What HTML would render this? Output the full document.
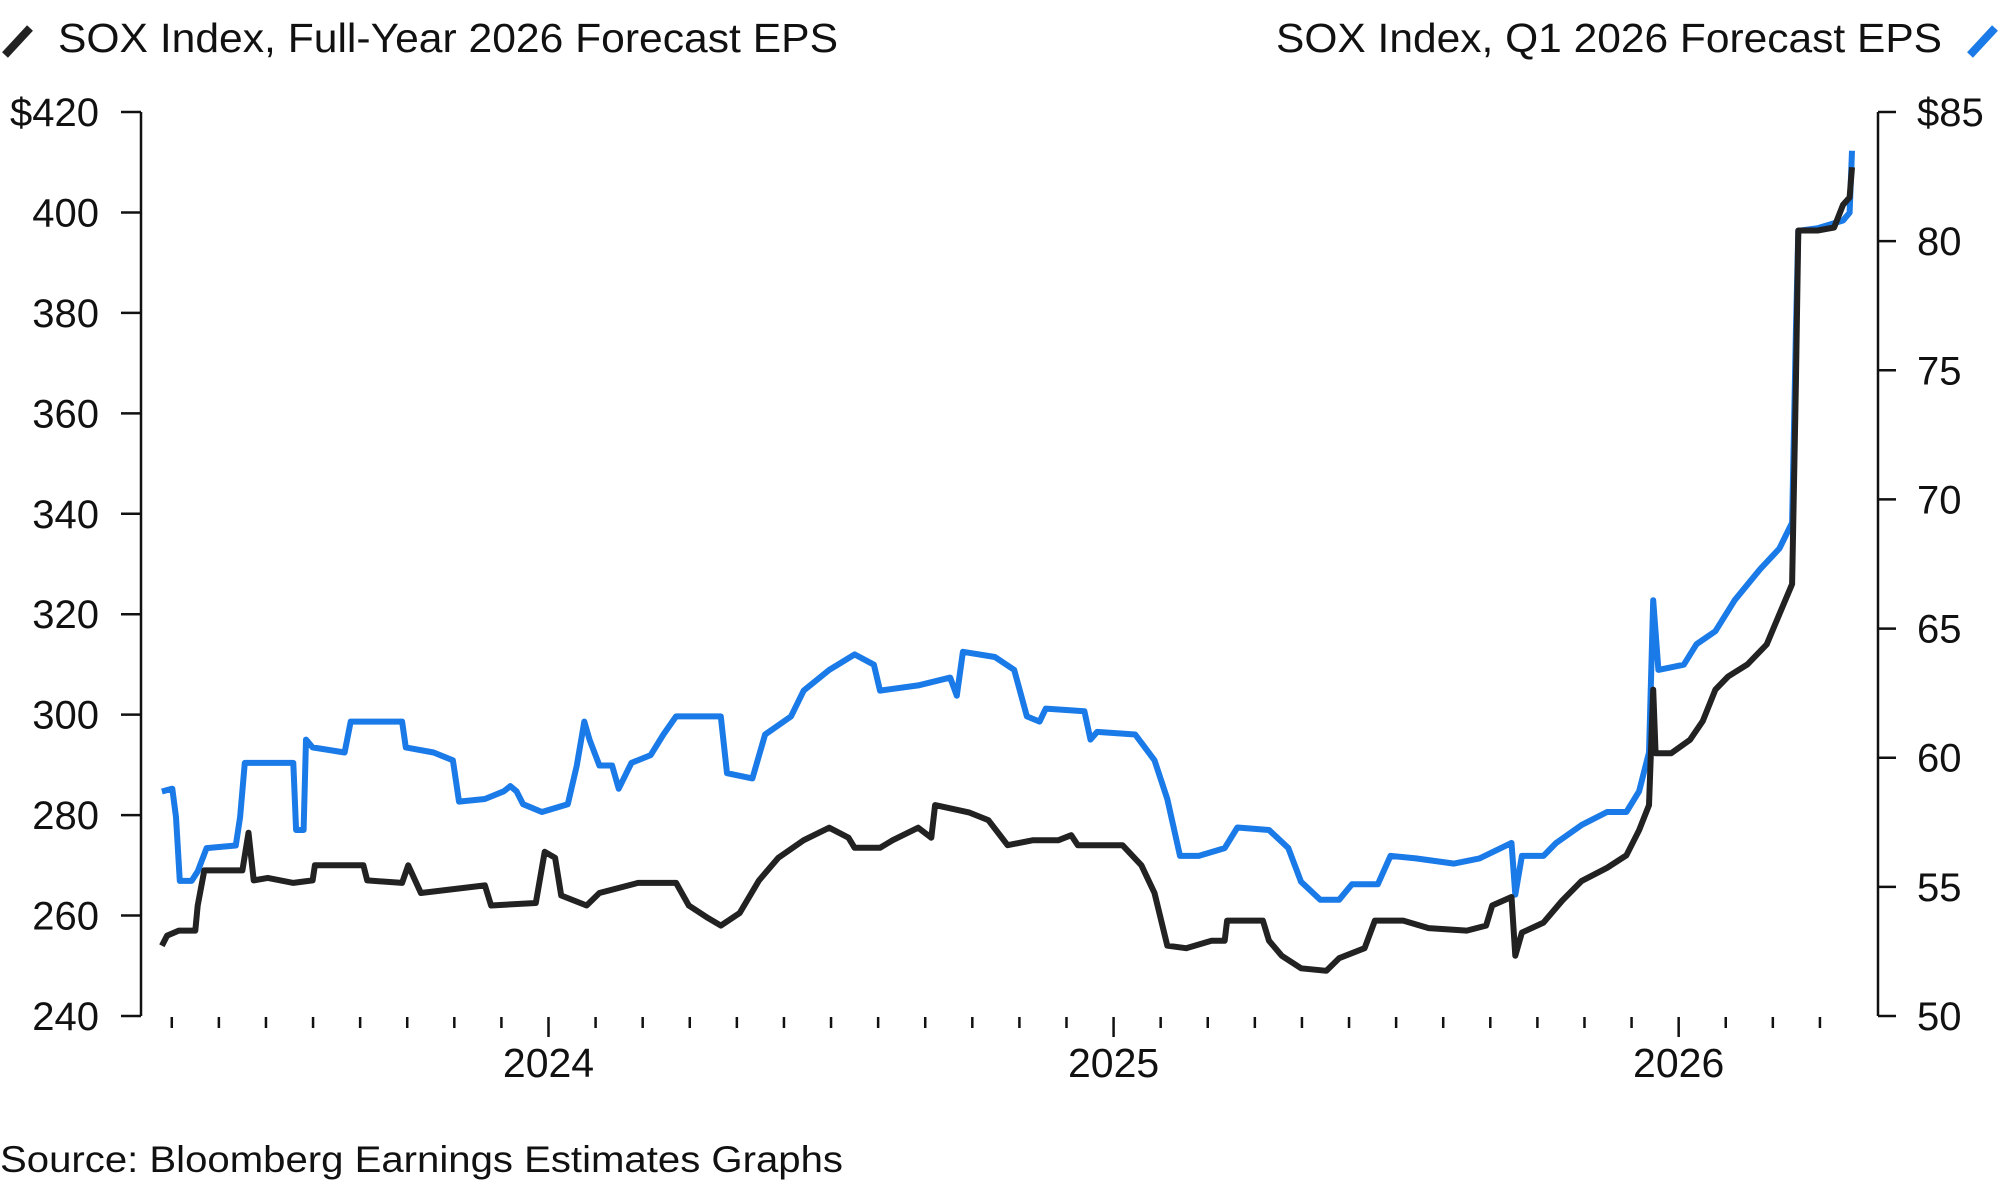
<!DOCTYPE html>
<html><head><meta charset="utf-8"><style>
html,body{margin:0;padding:0;background:#fff;width:2000px;height:1181px;overflow:hidden}
svg{display:block;font-family:"Liberation Sans",sans-serif}
</style></head><body>
<svg id="chart" width="2000" height="1181" viewBox="0 0 2000 1181" xmlns="http://www.w3.org/2000/svg">
<g>
<line x1="5" y1="55" x2="30" y2="28" stroke="#222" stroke-width="8"/>
<text x="58" y="52" font-size="41" fill="#111" textLength="780" lengthAdjust="spacingAndGlyphs">SOX Index, Full-Year 2026 Forecast EPS</text>
</g>
<g>
<text x="1276" y="52" font-size="41" fill="#111" textLength="666" lengthAdjust="spacingAndGlyphs">SOX Index, Q1 2026 Forecast EPS</text>
<line x1="1970" y1="55" x2="1995" y2="28" stroke="#1a7ae8" stroke-width="8"/>
</g>
<g id="axes"></g>
<g id="series"></g>
<text x="0" y="1172" font-size="37" fill="#111" textLength="843" lengthAdjust="spacingAndGlyphs">Source: Bloomberg Earnings Estimates Graphs</text>
</svg>
<script>
const leftTicks=[240,260,280,300,320,340,360,380,400,420];
const rightTicks=[50,55,60,65,70,75,80,85];
const yearLabels=["2024","2025","2026"];
const yearMonths=[0,12,24];
// months since Jan 2024
const blackMonths=[-8.21,-8.1,-7.85,-7.5,-7.45,-7.31,-6.5,-6.37,-6.26,-5.96,-5.42,-5.01,-4.96,-3.93,-3.85,-3.11,-2.98,-2.71,-1.35,-1.22,-0.27,-0.08,0.14,0.27,0.81,1.08,1.9,2.71,2.98,3.39,3.66,4.06,4.47,4.88,5.42,5.96,6.37,6.5,7.04,7.31,7.85,8.13,8.21,8.94,9.34,9.75,10.29,10.83,11.1,11.24,12.19,12.59,12.87,13.14,13.54,14.08,14.36,14.41,15.17,15.3,15.57,15.98,16.52,16.79,17.33,17.55,18.15,18.69,19.5,19.91,20.04,20.45,20.53,20.67,21.13,21.53,21.94,22.48,22.89,23.16,23.37,23.46,23.51,23.84,24.24,24.51,24.78,25.05,25.46,25.87,26.14,26.41,26.49,26.54,26.95,27.3,27.49,27.63,27.68];
const blackValues=[254,256,257,257,262,269,269,276.5,267,267.5,266.5,267,270,270,267,266.5,270,264.5,266,262,262.5,272.7,271.5,264,262,264.5,266.5,266.5,262,259.5,258,260.5,267,271.5,275,277.5,275.5,273.5,273.5,275,277.5,275.5,282,280.5,279,274,275,275,276,274,274,270,264.5,254,253.5,255,255,259,259,255,252,249.5,249,251.5,253.5,259,259,257.5,257,258,262,263.7,252,256.6,258.6,263,266.9,269.5,272,277,282,305,292.3,292.3,295,298.7,305,307.6,310,314,320,326,366,396.4,396.4,397,401.5,403,409];
const blueMonths=[-8.21,-7.99,-7.91,-7.83,-7.58,-7.45,-7.26,-6.64,-6.55,-6.45,-5.42,-5.36,-5.2,-5.15,-5.01,-4.33,-4.2,-3.11,-3.03,-2.44,-2.03,-1.9,-1.35,-0.95,-0.81,-0.68,-0.54,-0.14,0.41,0.6,0.76,0.87,1.08,1.35,1.49,1.76,2.17,2.44,2.71,3.66,3.79,4.33,4.6,5.15,5.42,5.96,6.5,6.91,7.04,7.85,8.53,8.67,8.8,9.48,9.89,10.16,10.43,10.56,11.38,11.51,11.65,12.46,12.87,13.14,13.41,13.81,14.36,14.63,15.3,15.71,15.98,16.39,16.79,17.06,17.61,17.88,18.42,19.23,19.77,20.45,20.53,20.67,21.13,21.4,21.94,22.48,22.89,23.16,23.37,23.46,23.57,24.11,24.38,24.78,25.19,25.73,26.14,26.41,26.49,26.54,26.95,27.49,27.63,27.68];
const blueValues=[58.69,58.8,57.7,55.23,55.23,55.6,56.5,56.6,57.7,59.8,59.8,57.2,57.2,60.7,60.4,60.2,61.4,61.4,60.4,60.2,59.9,58.3,58.4,58.7,58.9,58.7,58.2,57.9,58.2,59.7,61.4,60.7,59.7,59.7,58.8,59.8,60.1,60.9,61.6,61.6,59.4,59.2,60.9,61.6,62.6,63.4,64.0,63.6,62.6,62.8,63.1,62.4,64.1,63.9,63.4,61.6,61.4,61.9,61.8,60.7,61.0,60.9,59.9,58.4,56.2,56.2,56.5,57.3,57.2,56.5,55.2,54.5,54.5,55.1,55.1,56.2,56.1,55.9,56.1,56.7,54.7,56.2,56.2,56.7,57.4,57.9,57.9,58.7,60.2,66.1,63.4,63.6,64.4,64.9,66.1,67.3,68.1,69.1,76.5,80.4,80.5,80.8,81.1,83.5];

const NS="http://www.w3.org/2000/svg";
const X0=141,Y0=112,Y1=1016,XR=1878;
const xOf=m=>548.5+m*47.09;
const yL=v=>Y0+(420-v)/180*(Y1-Y0);
const yR=v=>Y0+(85-v)/35*(Y1-Y0);
function mk(tag,attrs,parent){const e=document.createElementNS(NS,tag);for(const k in attrs)e.setAttribute(k,attrs[k]);parent.appendChild(e);return e;}
const axes=document.getElementById('axes'),series=document.getElementById('series');

let la=mk('line',{x1:X0,y1:Y0,x2:X0,y2:Y1,stroke:'#111','stroke-width':2.5},axes);


leftTicks.forEach((v,i)=>{
 const t=mk('line',{x1:121,x2:X0,y1:yL(v),y2:yL(v),stroke:'#111','stroke-width':2.5},axes);
 
 
 const tx=mk('text',{x:99,y:yL(v)+14,'font-size':40,'text-anchor':'end',fill:'#111'},axes);
 tx.textContent=(i===leftTicks.length-1?'$':'')+v;
 
 
});
let ra=mk('line',{x1:XR,y1:Y0,x2:XR,y2:Y1,stroke:'#111','stroke-width':2.5},axes);


rightTicks.forEach((v,i)=>{
 const t=mk('line',{x1:XR,x2:1896,y1:yR(v),y2:yR(v),stroke:'#111','stroke-width':2.5},axes);
 
 
 const tx=mk('text',{x:1917,y:yR(v)+14,'font-size':40,fill:'#111'},axes);
 tx.textContent=(i===rightTicks.length-1?'$':'')+v;
 
 
});
for(let m=-8;m<=27;m++){
 const yr=yearMonths.includes(m);
 const t=mk('line',{x1:xOf(m),x2:xOf(m),y1:1017,y2:yr?1037:1028,stroke:'#111','stroke-width':2.5},axes);
 
 
}
yearLabels.forEach((s,i)=>{
 const tx=mk('text',{x:xOf(yearMonths[i]),y:1077,'font-size':41,'text-anchor':'middle',fill:'#111'},axes);
 tx.textContent=s;
 
 
});
const bp=blueMonths.map((m,i)=>xOf(m).toFixed(1)+','+yR(blueValues[i]).toFixed(1)).join(' ');
const bl=mk('polyline',{points:bp,fill:'none',stroke:'#1a7ae8','stroke-width':6,'stroke-linejoin':'round'},series);


const kp=blackMonths.map((m,i)=>xOf(m).toFixed(1)+','+yL(blackValues[i]).toFixed(1)).join(' ');
const kl=mk('polyline',{points:kp,fill:'none',stroke:'#222','stroke-width':6,'stroke-linejoin':'round'},series);


</script>
</body></html>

==============================

• _SET TASK_
Please write out all the data again word for word, but not the pictures.

• _SOLUTION TO THE PROBLEM_
What HTML would render this? Output the full document.
<!DOCTYPE html>
<html><head><meta charset="utf-8"><style>
html,body{margin:0;padding:0;background:#fff;width:2000px;height:1181px;overflow:hidden}
svg{display:block;font-family:"Liberation Sans",sans-serif}
</style></head><body>
<svg id="chart" width="2000" height="1181" viewBox="0 0 2000 1181" xmlns="http://www.w3.org/2000/svg">
<g>
<line x1="5" y1="55" x2="30" y2="28" stroke="#222" stroke-width="8"/>
<text x="58" y="52" font-size="41" fill="#111" textLength="780" lengthAdjust="spacingAndGlyphs">SOX Index, Full-Year 2026 Forecast EPS</text>
</g>
<g>
<text x="1276" y="52" font-size="41" fill="#111" textLength="666" lengthAdjust="spacingAndGlyphs">SOX Index, Q1 2026 Forecast EPS</text>
<line x1="1970" y1="55" x2="1995" y2="28" stroke="#1a7ae8" stroke-width="8"/>
</g>
<g id="axes"></g>
<g id="series"></g>
<text x="0" y="1172" font-size="37" fill="#111" textLength="843" lengthAdjust="spacingAndGlyphs">Source: Bloomberg Earnings Estimates Graphs</text>
</svg>
<script>
const leftTicks=[240,260,280,300,320,340,360,380,400,420];
const rightTicks=[50,55,60,65,70,75,80,85];
const yearLabels=["2024","2025","2026"];
const yearMonths=[0,12,24];
// months since Jan 2024
const blackMonths=[-8.21,-8.1,-7.85,-7.5,-7.45,-7.31,-6.5,-6.37,-6.26,-5.96,-5.42,-5.01,-4.96,-3.93,-3.85,-3.11,-2.98,-2.71,-1.35,-1.22,-0.27,-0.08,0.14,0.27,0.81,1.08,1.9,2.71,2.98,3.39,3.66,4.06,4.47,4.88,5.42,5.96,6.37,6.5,7.04,7.31,7.85,8.13,8.21,8.94,9.34,9.75,10.29,10.83,11.1,11.24,12.19,12.59,12.87,13.14,13.54,14.08,14.36,14.41,15.17,15.3,15.57,15.98,16.52,16.79,17.33,17.55,18.15,18.69,19.5,19.91,20.04,20.45,20.53,20.67,21.13,21.53,21.94,22.48,22.89,23.16,23.37,23.46,23.51,23.84,24.24,24.51,24.78,25.05,25.46,25.87,26.14,26.41,26.49,26.54,26.95,27.3,27.49,27.63,27.68];
const blackValues=[254,256,257,257,262,269,269,276.5,267,267.5,266.5,267,270,270,267,266.5,270,264.5,266,262,262.5,272.7,271.5,264,262,264.5,266.5,266.5,262,259.5,258,260.5,267,271.5,275,277.5,275.5,273.5,273.5,275,277.5,275.5,282,280.5,279,274,275,275,276,274,274,270,264.5,254,253.5,255,255,259,259,255,252,249.5,249,251.5,253.5,259,259,257.5,257,258,262,263.7,252,256.6,258.6,263,266.9,269.5,272,277,282,305,292.3,292.3,295,298.7,305,307.6,310,314,320,326,366,396.4,396.4,397,401.5,403,409];
const blueMonths=[-8.21,-7.99,-7.91,-7.83,-7.58,-7.45,-7.26,-6.64,-6.55,-6.45,-5.42,-5.36,-5.2,-5.15,-5.01,-4.33,-4.2,-3.11,-3.03,-2.44,-2.03,-1.9,-1.35,-0.95,-0.81,-0.68,-0.54,-0.14,0.41,0.6,0.76,0.87,1.08,1.35,1.49,1.76,2.17,2.44,2.71,3.66,3.79,4.33,4.6,5.15,5.42,5.96,6.5,6.91,7.04,7.85,8.53,8.67,8.8,9.48,9.89,10.16,10.43,10.56,11.38,11.51,11.65,12.46,12.87,13.14,13.41,13.81,14.36,14.63,15.3,15.71,15.98,16.39,16.79,17.06,17.61,17.88,18.42,19.23,19.77,20.45,20.53,20.67,21.13,21.4,21.94,22.48,22.89,23.16,23.37,23.46,23.57,24.11,24.38,24.78,25.19,25.73,26.14,26.41,26.49,26.54,26.95,27.49,27.63,27.68];
const blueValues=[58.69,58.8,57.7,55.23,55.23,55.6,56.5,56.6,57.7,59.8,59.8,57.2,57.2,60.7,60.4,60.2,61.4,61.4,60.4,60.2,59.9,58.3,58.4,58.7,58.9,58.7,58.2,57.9,58.2,59.7,61.4,60.7,59.7,59.7,58.8,59.8,60.1,60.9,61.6,61.6,59.4,59.2,60.9,61.6,62.6,63.4,64.0,63.6,62.6,62.8,63.1,62.4,64.1,63.9,63.4,61.6,61.4,61.9,61.8,60.7,61.0,60.9,59.9,58.4,56.2,56.2,56.5,57.3,57.2,56.5,55.2,54.5,54.5,55.1,55.1,56.2,56.1,55.9,56.1,56.7,54.7,56.2,56.2,56.7,57.4,57.9,57.9,58.7,60.2,66.1,63.4,63.6,64.4,64.9,66.1,67.3,68.1,69.1,76.5,80.4,80.5,80.8,81.1,83.5];

const NS="http://www.w3.org/2000/svg";
const X0=141,Y0=112,Y1=1016,XR=1878;
const xOf=m=>548.5+m*47.09;
const yL=v=>Y0+(420-v)/180*(Y1-Y0);
const yR=v=>Y0+(85-v)/35*(Y1-Y0);
function mk(tag,attrs,parent){const e=document.createElementNS(NS,tag);for(const k in attrs)e.setAttribute(k,attrs[k]);parent.appendChild(e);return e;}
const axes=document.getElementById('axes'),series=document.getElementById('series');

let la=mk('line',{x1:X0,y1:Y0,x2:X0,y2:Y1,stroke:'#111','stroke-width':2.5},axes);


leftTicks.forEach((v,i)=>{
 const t=mk('line',{x1:121,x2:X0,y1:yL(v),y2:yL(v),stroke:'#111','stroke-width':2.5},axes);
 
 
 const tx=mk('text',{x:99,y:yL(v)+14,'font-size':40,'text-anchor':'end',fill:'#111'},axes);
 tx.textContent=(i===leftTicks.length-1?'$':'')+v;
 
 
});
let ra=mk('line',{x1:XR,y1:Y0,x2:XR,y2:Y1,stroke:'#111','stroke-width':2.5},axes);


rightTicks.forEach((v,i)=>{
 const t=mk('line',{x1:XR,x2:1896,y1:yR(v),y2:yR(v),stroke:'#111','stroke-width':2.5},axes);
 
 
 const tx=mk('text',{x:1917,y:yR(v)+14,'font-size':40,fill:'#111'},axes);
 tx.textContent=(i===rightTicks.length-1?'$':'')+v;
 
 
});
for(let m=-8;m<=27;m++){
 const yr=yearMonths.includes(m);
 const t=mk('line',{x1:xOf(m),x2:xOf(m),y1:1017,y2:yr?1037:1028,stroke:'#111','stroke-width':2.5},axes);
 
 
}
yearLabels.forEach((s,i)=>{
 const tx=mk('text',{x:xOf(yearMonths[i]),y:1077,'font-size':41,'text-anchor':'middle',fill:'#111'},axes);
 tx.textContent=s;
 
 
});
const bp=blueMonths.map((m,i)=>xOf(m).toFixed(1)+','+yR(blueValues[i]).toFixed(1)).join(' ');
const bl=mk('polyline',{points:bp,fill:'none',stroke:'#1a7ae8','stroke-width':6,'stroke-linejoin':'round'},series);


const kp=blackMonths.map((m,i)=>xOf(m).toFixed(1)+','+yL(blackValues[i]).toFixed(1)).join(' ');
const kl=mk('polyline',{points:kp,fill:'none',stroke:'#222','stroke-width':6,'stroke-linejoin':'round'},series);


</script>
</body></html>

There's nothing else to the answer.